Facile and rapid synthesis of crystalline quadruply bonded Cr(ii) acetate coordinated with axial ligands.

Abstract

A quadruple bond formed between d-block or f-block atoms is an interesting research topic due to its unique nature including a supershort bonding distance and narrow energy gap between δ and δ*. Among various multiply bonded complexes, quadruply bonded Cr(ii) acetates are considered useful to control the δ–δ* energy gap by the Lewis basicity of additional ligands. However, the synthesis and preparation of the high-quality, large-sized crystals of Cr(ii) acetates coordinated with axial ligands (Cr2(OAc)4L2) have been difficult due to their vulnerability to O2, a representative oxidizing agent under aerobic conditions. In this study, we report a facile synthesis of sub-millimeter-scale crystals of Cr2(OAc)4L2 by simple dissolution of Cr2(OAc)4 in ligand solvents L. To obtain stably ligated Cr2(OAc)4L2, anhydrous Cr(ii) acetates (Cr2(OAc)4) were dissolved in the ligand solvents L, which was degassed of dissolved O2. Also, sub-millimeter-scale single crystals of Cr2(OAc)4L2 were produced rapidly for less than an hour by the drop-drying process.
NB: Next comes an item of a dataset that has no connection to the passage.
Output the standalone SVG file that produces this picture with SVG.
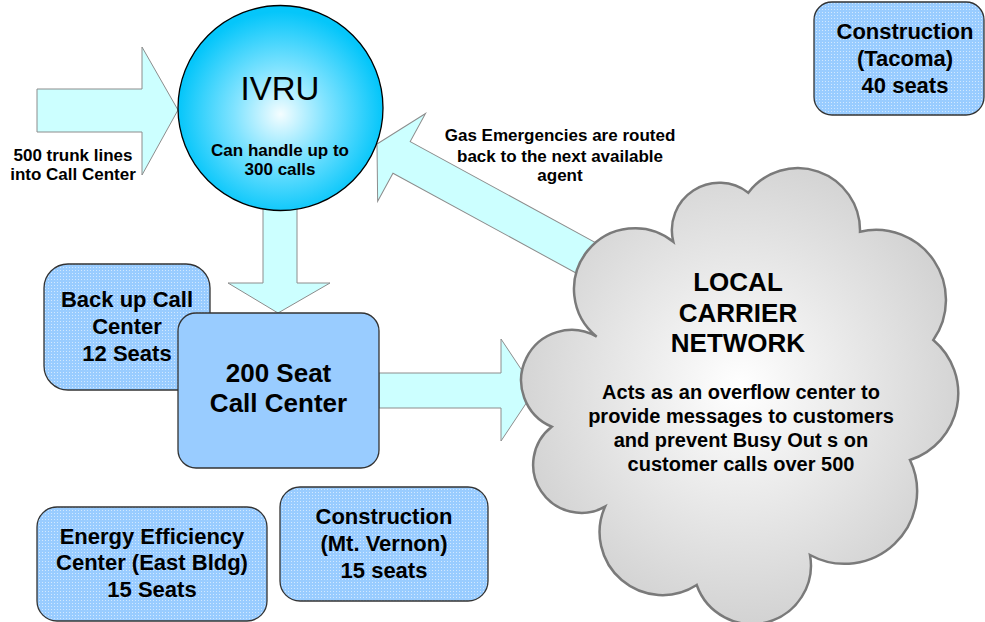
<svg xmlns="http://www.w3.org/2000/svg" width="985" height="622" viewBox="0 0 985 622">
<style>
text{font-family:"Liberation Sans",Arial,sans-serif;font-weight:bold;fill:#000;text-anchor:middle}
.arrow{fill:#CCFFFF;stroke:#8C8C8C;stroke-width:1}
.box{stroke:#333;stroke-width:1.3}
.dot{fill:url(#dots)}
.t17{font-size:17px}
.t22{font-size:22px}
.t26{font-size:26px}
.t20{font-size:20px}
</style>
<defs>
<pattern id="dots" width="3" height="3" patternUnits="userSpaceOnUse">
<rect width="3" height="3" fill="#99CCFF"/>
<rect width="1" height="1" fill="#FFFFFF" opacity="0.55"/>
</pattern>
<radialGradient id="ivruGrad" cx="0.5" cy="0.53" r="0.5">
<stop offset="0" stop-color="#F4FDFF"/>
<stop offset="0.45" stop-color="#80E3FF"/>
<stop offset="1" stop-color="#05C6FA"/>
</radialGradient>
<radialGradient id="cloudGrad" cx="0.5" cy="0.48" r="0.55">
<stop offset="0" stop-color="#FFFFFF"/>
<stop offset="1" stop-color="#D0D0D0"/>
</radialGradient>
</defs>

<g id="connectors">
<polygon id="trunk-arrow" class="arrow" points="37,89 142,89 142,47 178,110 142,175 142,132 37,132"/>
<polygon id="ivru-to-center" class="arrow" points="263,200 297,200 297,283 330,283 278,313 228,283 263,283"/>
<polygon id="center-to-cloud" class="arrow" points="379,373 501,373 501,339 535,390 501,441 501,408 379,408"/>
<polygon id="cloud-to-ivru" class="arrow" transform="translate(377,144) rotate(28.6)" points="0,0 28,-50 28,-18 262,-18 262,18 28,18 28,50"/>
</g>

<g id="trunk-label">
<text class="t17" x="73" y="161">500 trunk lines</text>
<text class="t17" x="73" y="180">into Call Center</text>
</g>

<g id="gas-label">
<text class="t17" x="560" y="141">Gas Emergencies are routed</text>
<text class="t17" x="560" y="162">back to the next available</text>
<text class="t17" x="560" y="181">agent</text>
</g>

<g id="ivru">
<circle cx="280.5" cy="108" r="102.5" fill="url(#ivruGrad)" stroke="#000" stroke-width="1.3"/>
<text x="280" y="100" style="font-size:33px;font-weight:normal">IVRU</text>
<text class="t17" x="280" y="156">Can handle up to</text>
<text class="t17" x="280" y="175">300 calls</text>
</g>

<g id="backup-center">
<rect class="box dot" x="44" y="264" width="166" height="126" rx="24"/>
<text class="t22" x="127" y="307">Back up Call</text>
<text class="t22" x="127" y="334">Center</text>
<text class="t22" x="127" y="361">12 Seats</text>
</g>

<g id="main-center">
<rect class="box" x="178" y="313" width="201" height="155" rx="18" fill="#99CCFF"/>
<text class="t26" x="278.5" y="382">200 Seat</text>
<text class="t26" x="278.5" y="412">Call Center</text>
</g>

<g id="energy-center">
<rect class="box dot" x="37" y="507" width="230" height="114" rx="20"/>
<text class="t22" x="152" y="544">Energy Efficiency</text>
<text class="t22" x="152" y="570">Center (East Bldg)</text>
<text class="t22" x="152" y="597">15 Seats</text>
</g>

<g id="construction-mtvernon">
<rect class="box dot" x="280" y="487" width="208" height="114" rx="20"/>
<text class="t22" x="384" y="524">Construction</text>
<text class="t22" x="384" y="551">(Mt. Vernon)</text>
<text class="t22" x="384" y="578">15 seats</text>
</g>

<g id="construction-tacoma">
<rect class="box dot" x="814" y="2" width="170" height="113" rx="18"/>
<text class="t22" x="905" y="39">Construction</text>
<text class="t22" x="905" y="66">(Tacoma)</text>
<text class="t22" x="905" y="93">40 seats</text>
</g>

<g id="local-carrier-network">
<path d="M673.3,241.7 A47.4,47.4 0 0 1 748.3,192.7 A62.2,62.2 0 0 1 860,231.7 A70,70 0 0 1 933.3,340 A69.9,69.9 0 0 1 910,460 A72.5,72.5 0 0 1 810,555 A58.8,58.8 0 0 1 696.7,585 A62.9,62.9 0 0 1 605,506.7 A48.2,48.2 0 0 1 551.7,426.7 A50.4,50.4 0 1 1 596.7,336.7 A61,61 0 0 1 673.3,241.7 Z" fill="url(#cloudGrad)" stroke="#7A7A7A" stroke-width="2.5" stroke-linejoin="miter"/>
<text class="t26" x="738" y="291">LOCAL</text>
<text class="t26" x="738" y="322">CARRIER</text>
<text class="t26" x="738" y="352">NETWORK</text>
<text class="t20" x="741" y="399">Acts as an overflow center to</text>
<text class="t20" x="741" y="423">provide messages to customers</text>
<text class="t20" x="741" y="447">and prevent Busy Out s on</text>
<text class="t20" x="741" y="471">customer calls over 500</text>
</g>
</svg>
The single-crystalline phase of the synthesized Cr(ii) complexes was measured by X-ray diffraction techniques, confirming the dependency of Lewis basicity of the additional axial ligands on the Cr–Cr quadruple bond distance. Further, the Raman peaks of the quadruple bonds in Cr2(OAc)4L2 were observed to be red-shifted with the increased basicity of the axial ligands.